_Given records_
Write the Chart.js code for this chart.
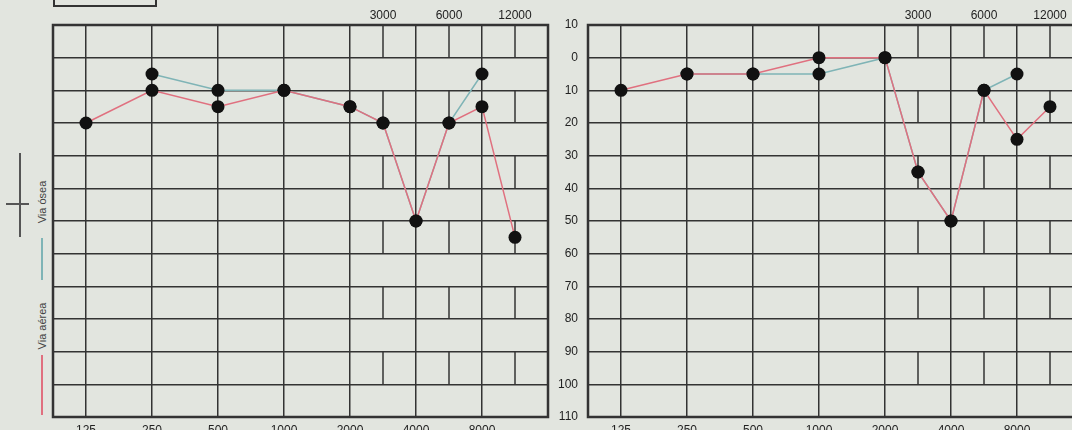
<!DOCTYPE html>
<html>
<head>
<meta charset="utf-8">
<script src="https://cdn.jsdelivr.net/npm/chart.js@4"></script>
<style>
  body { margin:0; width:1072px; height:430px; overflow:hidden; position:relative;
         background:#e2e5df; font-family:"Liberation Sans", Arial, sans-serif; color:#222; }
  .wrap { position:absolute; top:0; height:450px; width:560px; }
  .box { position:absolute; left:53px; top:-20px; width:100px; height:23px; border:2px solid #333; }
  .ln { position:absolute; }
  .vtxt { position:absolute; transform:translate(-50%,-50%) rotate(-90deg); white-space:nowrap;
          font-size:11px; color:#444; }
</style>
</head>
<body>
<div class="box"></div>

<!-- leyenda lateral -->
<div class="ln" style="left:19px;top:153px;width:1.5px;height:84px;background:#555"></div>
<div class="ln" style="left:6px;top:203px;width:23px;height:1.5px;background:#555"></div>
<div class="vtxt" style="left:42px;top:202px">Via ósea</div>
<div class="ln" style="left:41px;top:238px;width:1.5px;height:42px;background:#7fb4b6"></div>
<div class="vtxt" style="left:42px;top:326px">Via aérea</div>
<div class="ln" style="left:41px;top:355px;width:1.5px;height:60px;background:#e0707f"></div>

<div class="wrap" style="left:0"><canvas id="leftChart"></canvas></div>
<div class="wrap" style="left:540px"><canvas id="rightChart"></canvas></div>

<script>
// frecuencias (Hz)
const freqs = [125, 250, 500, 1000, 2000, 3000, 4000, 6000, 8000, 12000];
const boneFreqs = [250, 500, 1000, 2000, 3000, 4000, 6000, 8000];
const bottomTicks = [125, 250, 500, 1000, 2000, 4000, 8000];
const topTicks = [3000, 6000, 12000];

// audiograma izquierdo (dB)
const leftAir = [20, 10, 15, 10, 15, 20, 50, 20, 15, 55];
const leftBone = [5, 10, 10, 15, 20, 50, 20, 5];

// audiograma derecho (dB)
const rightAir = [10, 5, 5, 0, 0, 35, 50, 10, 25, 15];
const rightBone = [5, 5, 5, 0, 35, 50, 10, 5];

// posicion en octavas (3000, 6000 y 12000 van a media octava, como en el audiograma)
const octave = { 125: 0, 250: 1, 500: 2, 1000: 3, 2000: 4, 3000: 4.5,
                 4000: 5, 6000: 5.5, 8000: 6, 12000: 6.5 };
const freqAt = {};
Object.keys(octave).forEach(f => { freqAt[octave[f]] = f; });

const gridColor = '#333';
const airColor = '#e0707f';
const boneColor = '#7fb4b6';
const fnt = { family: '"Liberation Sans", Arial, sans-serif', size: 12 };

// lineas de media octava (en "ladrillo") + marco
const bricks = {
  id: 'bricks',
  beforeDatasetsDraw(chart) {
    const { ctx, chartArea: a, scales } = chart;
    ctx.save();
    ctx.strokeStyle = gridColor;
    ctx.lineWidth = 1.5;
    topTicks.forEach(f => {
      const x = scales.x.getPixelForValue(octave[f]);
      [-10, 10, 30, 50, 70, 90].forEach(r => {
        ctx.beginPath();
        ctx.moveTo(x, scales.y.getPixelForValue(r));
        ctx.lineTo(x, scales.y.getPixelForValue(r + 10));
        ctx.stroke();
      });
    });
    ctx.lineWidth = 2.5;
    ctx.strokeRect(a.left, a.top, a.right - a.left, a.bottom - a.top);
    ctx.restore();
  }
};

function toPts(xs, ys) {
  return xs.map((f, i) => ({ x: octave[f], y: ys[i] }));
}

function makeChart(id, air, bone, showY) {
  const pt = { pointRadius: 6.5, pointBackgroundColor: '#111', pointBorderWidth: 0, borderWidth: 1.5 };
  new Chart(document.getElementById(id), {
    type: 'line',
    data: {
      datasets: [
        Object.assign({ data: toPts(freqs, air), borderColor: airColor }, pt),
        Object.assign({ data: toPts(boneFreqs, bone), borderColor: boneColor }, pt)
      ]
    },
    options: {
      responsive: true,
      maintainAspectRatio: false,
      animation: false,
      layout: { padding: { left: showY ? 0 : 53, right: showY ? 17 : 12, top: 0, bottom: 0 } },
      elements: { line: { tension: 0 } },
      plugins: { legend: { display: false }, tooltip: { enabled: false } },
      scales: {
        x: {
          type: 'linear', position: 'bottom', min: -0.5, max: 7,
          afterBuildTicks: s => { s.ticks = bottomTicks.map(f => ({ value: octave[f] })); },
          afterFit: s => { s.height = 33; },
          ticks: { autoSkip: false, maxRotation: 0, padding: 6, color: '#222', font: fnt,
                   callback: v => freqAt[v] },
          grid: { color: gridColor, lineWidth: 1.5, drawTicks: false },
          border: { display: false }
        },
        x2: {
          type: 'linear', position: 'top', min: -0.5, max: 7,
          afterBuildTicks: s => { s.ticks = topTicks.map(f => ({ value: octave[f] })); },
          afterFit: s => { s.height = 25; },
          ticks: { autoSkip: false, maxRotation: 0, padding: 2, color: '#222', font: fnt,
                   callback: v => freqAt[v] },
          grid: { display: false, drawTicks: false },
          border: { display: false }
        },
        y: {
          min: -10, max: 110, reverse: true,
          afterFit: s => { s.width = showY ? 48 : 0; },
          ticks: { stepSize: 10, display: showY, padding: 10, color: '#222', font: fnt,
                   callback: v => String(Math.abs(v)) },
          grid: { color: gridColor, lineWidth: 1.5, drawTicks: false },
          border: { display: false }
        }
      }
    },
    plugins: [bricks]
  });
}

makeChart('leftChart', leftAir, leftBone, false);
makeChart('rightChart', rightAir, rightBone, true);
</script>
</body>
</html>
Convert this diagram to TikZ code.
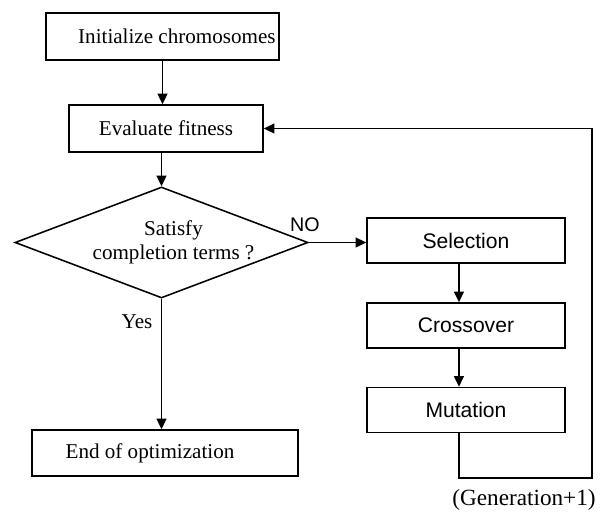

_What this task involves_
Make an exact copy of the data above, pictures excluded.

_Exercise solution_
Write the Chart.js code for this chart.
<!DOCTYPE html>
<html>
<head>
<meta charset="utf-8">
<script src="https://cdn.jsdelivr.net/npm/chart.js@4"></script>
<style>
  body { margin:0; width:1072px; height:430px; overflow:hidden; position:relative;
         background:#e2e5df; font-family:"Liberation Sans", Arial, sans-serif; color:#222; }
  .wrap { position:absolute; top:0; height:450px; width:560px; }
  .box { position:absolute; left:53px; top:-20px; width:100px; height:23px; border:2px solid #333; }
  .ln { position:absolute; }
  .vtxt { position:absolute; transform:translate(-50%,-50%) rotate(-90deg); white-space:nowrap;
          font-size:11px; color:#444; }
</style>
</head>
<body>
<div class="box"></div>

<!-- leyenda lateral -->
<div class="ln" style="left:19px;top:153px;width:1.5px;height:84px;background:#555"></div>
<div class="ln" style="left:6px;top:203px;width:23px;height:1.5px;background:#555"></div>
<div class="vtxt" style="left:42px;top:202px">Via ósea</div>
<div class="ln" style="left:41px;top:238px;width:1.5px;height:42px;background:#7fb4b6"></div>
<div class="vtxt" style="left:42px;top:326px">Via aérea</div>
<div class="ln" style="left:41px;top:355px;width:1.5px;height:60px;background:#e0707f"></div>

<div class="wrap" style="left:0"><canvas id="leftChart"></canvas></div>
<div class="wrap" style="left:540px"><canvas id="rightChart"></canvas></div>

<script>
// frecuencias (Hz)
const freqs = [125, 250, 500, 1000, 2000, 3000, 4000, 6000, 8000, 12000];
const boneFreqs = [250, 500, 1000, 2000, 3000, 4000, 6000, 8000];
const bottomTicks = [125, 250, 500, 1000, 2000, 4000, 8000];
const topTicks = [3000, 6000, 12000];

// audiograma izquierdo (dB)
const leftAir = [20, 10, 15, 10, 15, 20, 50, 20, 15, 55];
const leftBone = [5, 10, 10, 15, 20, 50, 20, 5];

// audiograma derecho (dB)
const rightAir = [10, 5, 5, 0, 0, 35, 50, 10, 25, 15];
const rightBone = [5, 5, 5, 0, 35, 50, 10, 5];

// posicion en octavas (3000, 6000 y 12000 van a media octava, como en el audiograma)
const octave = { 125: 0, 250: 1, 500: 2, 1000: 3, 2000: 4, 3000: 4.5,
                 4000: 5, 6000: 5.5, 8000: 6, 12000: 6.5 };
const freqAt = {};
Object.keys(octave).forEach(f => { freqAt[octave[f]] = f; });

const gridColor = '#333';
const airColor = '#e0707f';
const boneColor = '#7fb4b6';
const fnt = { family: '"Liberation Sans", Arial, sans-serif', size: 12 };

// lineas de media octava (en "ladrillo") + marco
const bricks = {
  id: 'bricks',
  beforeDatasetsDraw(chart) {
    const { ctx, chartArea: a, scales } = chart;
    ctx.save();
    ctx.strokeStyle = gridColor;
    ctx.lineWidth = 1.5;
    topTicks.forEach(f => {
      const x = scales.x.getPixelForValue(octave[f]);
      [-10, 10, 30, 50, 70, 90].forEach(r => {
        ctx.beginPath();
        ctx.moveTo(x, scales.y.getPixelForValue(r));
        ctx.lineTo(x, scales.y.getPixelForValue(r + 10));
        ctx.stroke();
      });
    });
    ctx.lineWidth = 2.5;
    ctx.strokeRect(a.left, a.top, a.right - a.left, a.bottom - a.top);
    ctx.restore();
  }
};

function toPts(xs, ys) {
  return xs.map((f, i) => ({ x: octave[f], y: ys[i] }));
}

function makeChart(id, air, bone, showY) {
  const pt = { pointRadius: 6.5, pointBackgroundColor: '#111', pointBorderWidth: 0, borderWidth: 1.5 };
  new Chart(document.getElementById(id), {
    type: 'line',
    data: {
      datasets: [
        Object.assign({ data: toPts(freqs, air), borderColor: airColor }, pt),
        Object.assign({ data: toPts(boneFreqs, bone), borderColor: boneColor }, pt)
      ]
    },
    options: {
      responsive: true,
      maintainAspectRatio: false,
      animation: false,
      layout: { padding: { left: showY ? 0 : 53, right: showY ? 17 : 12, top: 0, bottom: 0 } },
      elements: { line: { tension: 0 } },
      plugins: { legend: { display: false }, tooltip: { enabled: false } },
      scales: {
        x: {
          type: 'linear', position: 'bottom', min: -0.5, max: 7,
          afterBuildTicks: s => { s.ticks = bottomTicks.map(f => ({ value: octave[f] })); },
          afterFit: s => { s.height = 33; },
          ticks: { autoSkip: false, maxRotation: 0, padding: 6, color: '#222', font: fnt,
                   callback: v => freqAt[v] },
          grid: { color: gridColor, lineWidth: 1.5, drawTicks: false },
          border: { display: false }
        },
        x2: {
          type: 'linear', position: 'top', min: -0.5, max: 7,
          afterBuildTicks: s => { s.ticks = topTicks.map(f => ({ value: octave[f] })); },
          afterFit: s => { s.height = 25; },
          ticks: { autoSkip: false, maxRotation: 0, padding: 2, color: '#222', font: fnt,
                   callback: v => freqAt[v] },
          grid: { display: false, drawTicks: false },
          border: { display: false }
        },
        y: {
          min: -10, max: 110, reverse: true,
          afterFit: s => { s.width = showY ? 48 : 0; },
          ticks: { stepSize: 10, display: showY, padding: 10, color: '#222', font: fnt,
                   callback: v => String(Math.abs(v)) },
          grid: { color: gridColor, lineWidth: 1.5, drawTicks: false },
          border: { display: false }
        }
      }
    },
    plugins: [bricks]
  });
}

makeChart('leftChart', leftAir, leftBone, false);
makeChart('rightChart', rightAir, rightBone, true);
</script>
</body>
</html>
Convert this diagram to TikZ code.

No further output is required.